Short exercise
Return the number of lines in which the word "Write" appears; add nothing else.

Material for the task
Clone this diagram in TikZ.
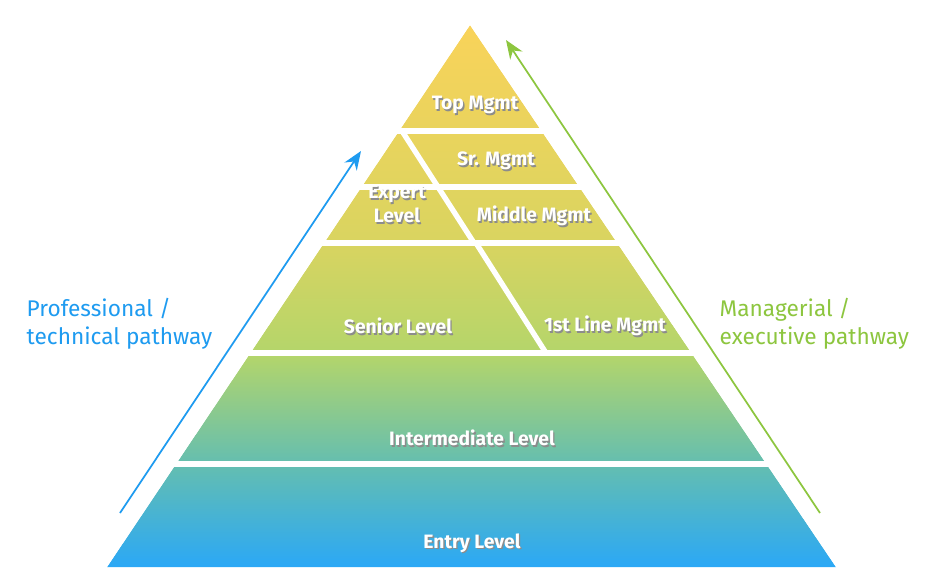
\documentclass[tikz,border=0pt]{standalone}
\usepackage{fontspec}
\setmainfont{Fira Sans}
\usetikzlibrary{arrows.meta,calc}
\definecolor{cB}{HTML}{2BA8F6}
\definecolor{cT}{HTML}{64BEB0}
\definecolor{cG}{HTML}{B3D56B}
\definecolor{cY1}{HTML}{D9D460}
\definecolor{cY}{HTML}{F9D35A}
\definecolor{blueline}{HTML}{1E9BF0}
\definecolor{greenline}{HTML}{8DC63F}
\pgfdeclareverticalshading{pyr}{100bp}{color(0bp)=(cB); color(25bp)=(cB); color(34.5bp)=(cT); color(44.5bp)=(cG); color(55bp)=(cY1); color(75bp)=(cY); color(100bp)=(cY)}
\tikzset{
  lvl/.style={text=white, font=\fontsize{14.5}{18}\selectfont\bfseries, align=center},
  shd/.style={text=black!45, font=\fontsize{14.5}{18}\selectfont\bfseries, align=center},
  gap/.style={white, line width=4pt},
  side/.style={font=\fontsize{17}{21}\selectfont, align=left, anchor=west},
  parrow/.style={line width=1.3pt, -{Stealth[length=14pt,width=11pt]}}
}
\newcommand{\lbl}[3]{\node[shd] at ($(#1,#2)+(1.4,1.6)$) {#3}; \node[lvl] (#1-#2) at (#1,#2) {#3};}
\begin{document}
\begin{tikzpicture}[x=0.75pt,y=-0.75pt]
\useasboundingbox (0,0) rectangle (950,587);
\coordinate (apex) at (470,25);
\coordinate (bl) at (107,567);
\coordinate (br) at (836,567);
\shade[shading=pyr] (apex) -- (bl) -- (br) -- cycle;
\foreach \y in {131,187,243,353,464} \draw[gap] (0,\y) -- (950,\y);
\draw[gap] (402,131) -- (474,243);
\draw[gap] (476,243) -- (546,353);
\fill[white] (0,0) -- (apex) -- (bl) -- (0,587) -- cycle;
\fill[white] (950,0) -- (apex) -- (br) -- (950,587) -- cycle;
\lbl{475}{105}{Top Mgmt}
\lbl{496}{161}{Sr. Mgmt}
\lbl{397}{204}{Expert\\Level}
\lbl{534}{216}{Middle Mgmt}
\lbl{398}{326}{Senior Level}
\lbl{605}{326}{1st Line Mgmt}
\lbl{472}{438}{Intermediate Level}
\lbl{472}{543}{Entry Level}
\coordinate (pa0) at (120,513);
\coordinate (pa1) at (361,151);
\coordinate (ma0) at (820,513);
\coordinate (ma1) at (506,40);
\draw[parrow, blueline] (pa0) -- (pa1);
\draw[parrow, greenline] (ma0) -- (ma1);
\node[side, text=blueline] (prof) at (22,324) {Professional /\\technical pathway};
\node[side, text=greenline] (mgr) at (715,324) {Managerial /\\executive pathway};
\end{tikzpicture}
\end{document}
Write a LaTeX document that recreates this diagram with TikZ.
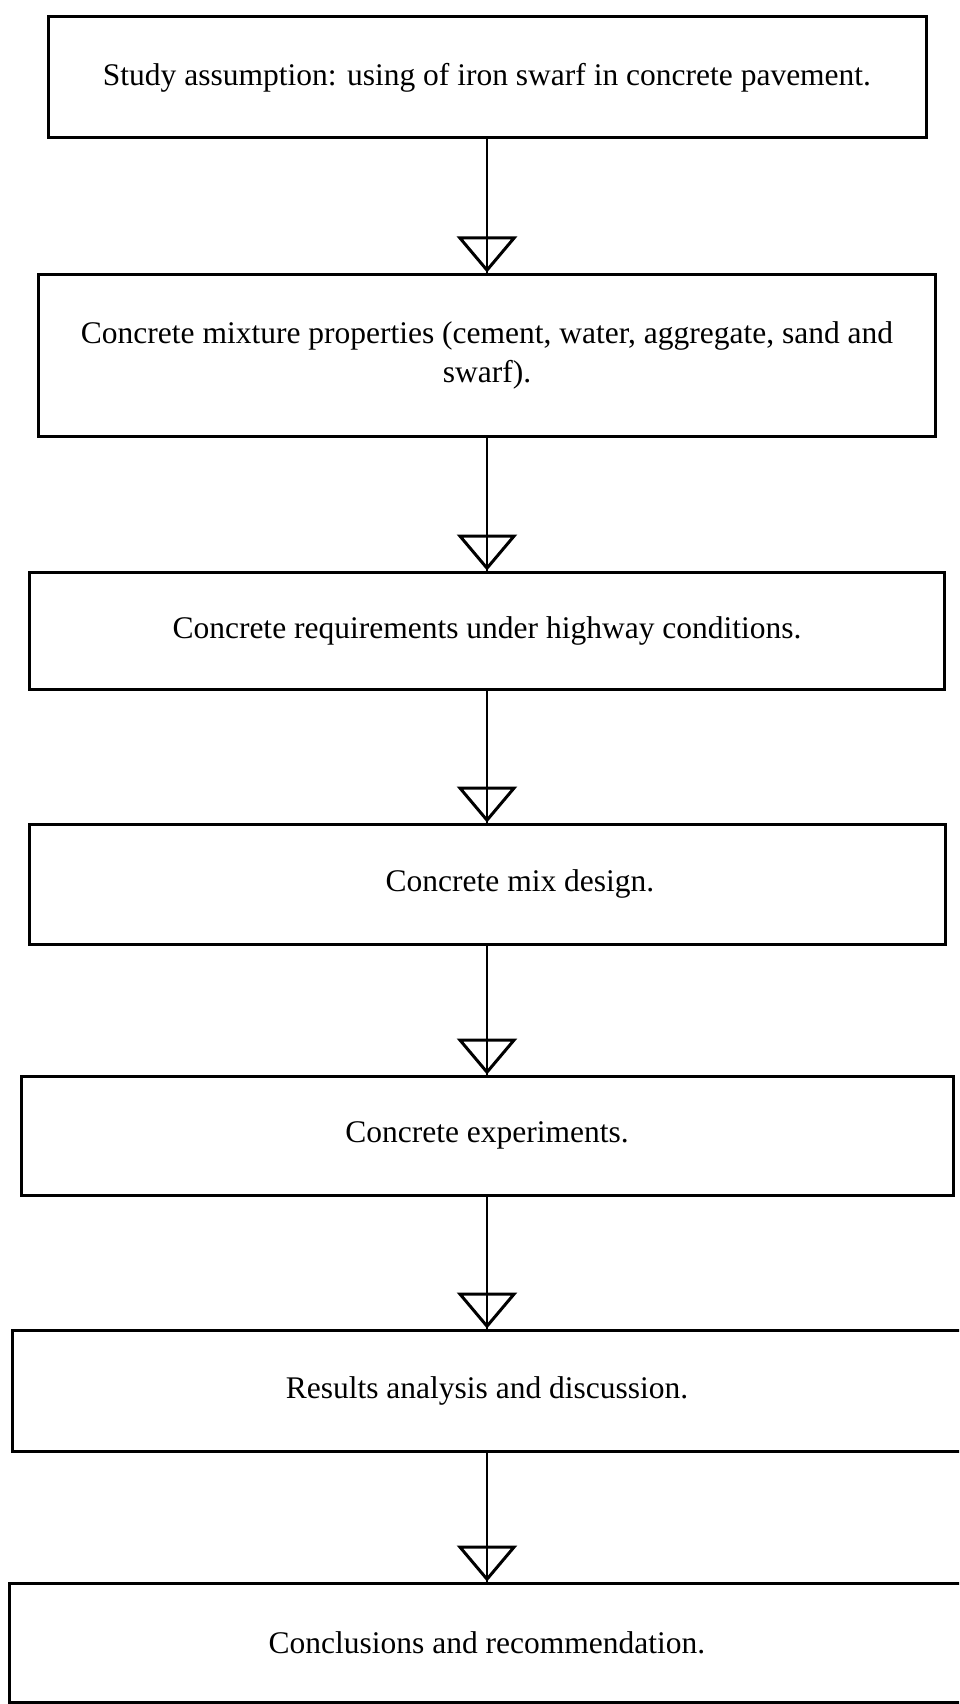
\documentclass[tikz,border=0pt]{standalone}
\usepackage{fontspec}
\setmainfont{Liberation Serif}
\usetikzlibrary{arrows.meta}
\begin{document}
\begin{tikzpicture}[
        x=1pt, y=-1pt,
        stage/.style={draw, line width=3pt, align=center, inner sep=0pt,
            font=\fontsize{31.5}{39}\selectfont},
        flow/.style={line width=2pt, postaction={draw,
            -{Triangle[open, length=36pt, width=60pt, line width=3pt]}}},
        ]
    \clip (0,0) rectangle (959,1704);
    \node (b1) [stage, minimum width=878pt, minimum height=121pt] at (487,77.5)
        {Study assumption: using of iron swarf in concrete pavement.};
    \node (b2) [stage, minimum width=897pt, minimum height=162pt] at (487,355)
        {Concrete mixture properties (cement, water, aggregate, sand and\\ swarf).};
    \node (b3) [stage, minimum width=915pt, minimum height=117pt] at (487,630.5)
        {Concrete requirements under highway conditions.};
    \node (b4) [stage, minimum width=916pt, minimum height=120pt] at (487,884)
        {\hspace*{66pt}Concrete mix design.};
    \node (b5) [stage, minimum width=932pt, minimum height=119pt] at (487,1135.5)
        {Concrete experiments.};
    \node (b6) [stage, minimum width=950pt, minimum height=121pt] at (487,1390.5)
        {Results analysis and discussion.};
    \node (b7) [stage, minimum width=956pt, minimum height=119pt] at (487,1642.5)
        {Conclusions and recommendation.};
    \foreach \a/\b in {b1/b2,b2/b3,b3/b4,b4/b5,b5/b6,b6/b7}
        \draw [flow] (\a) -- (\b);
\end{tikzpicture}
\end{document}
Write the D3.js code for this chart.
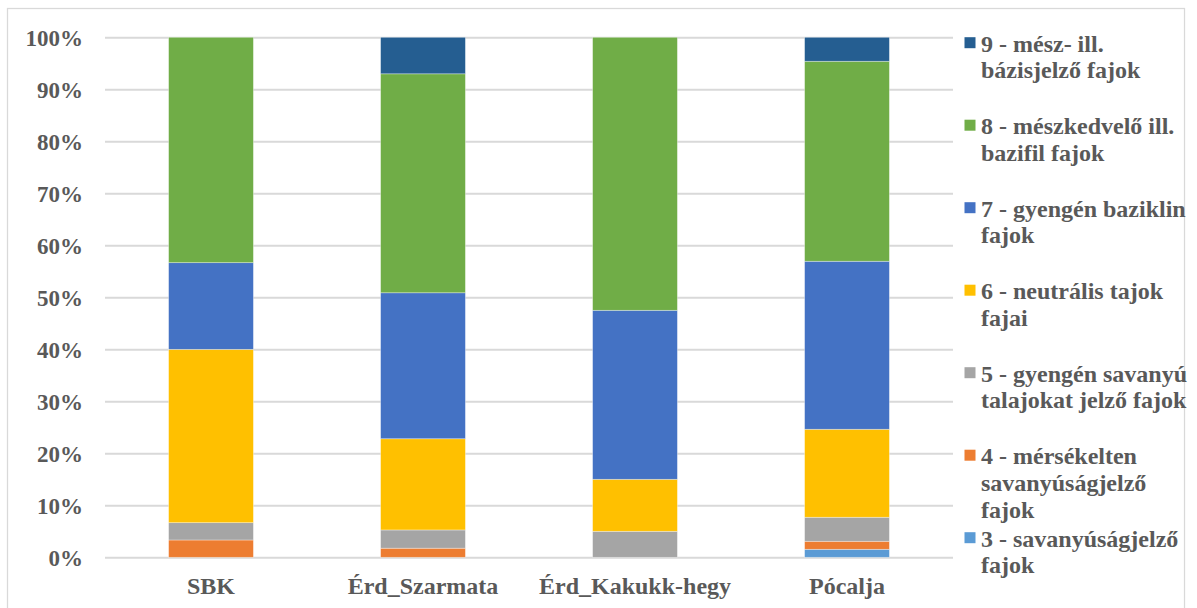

The answer
2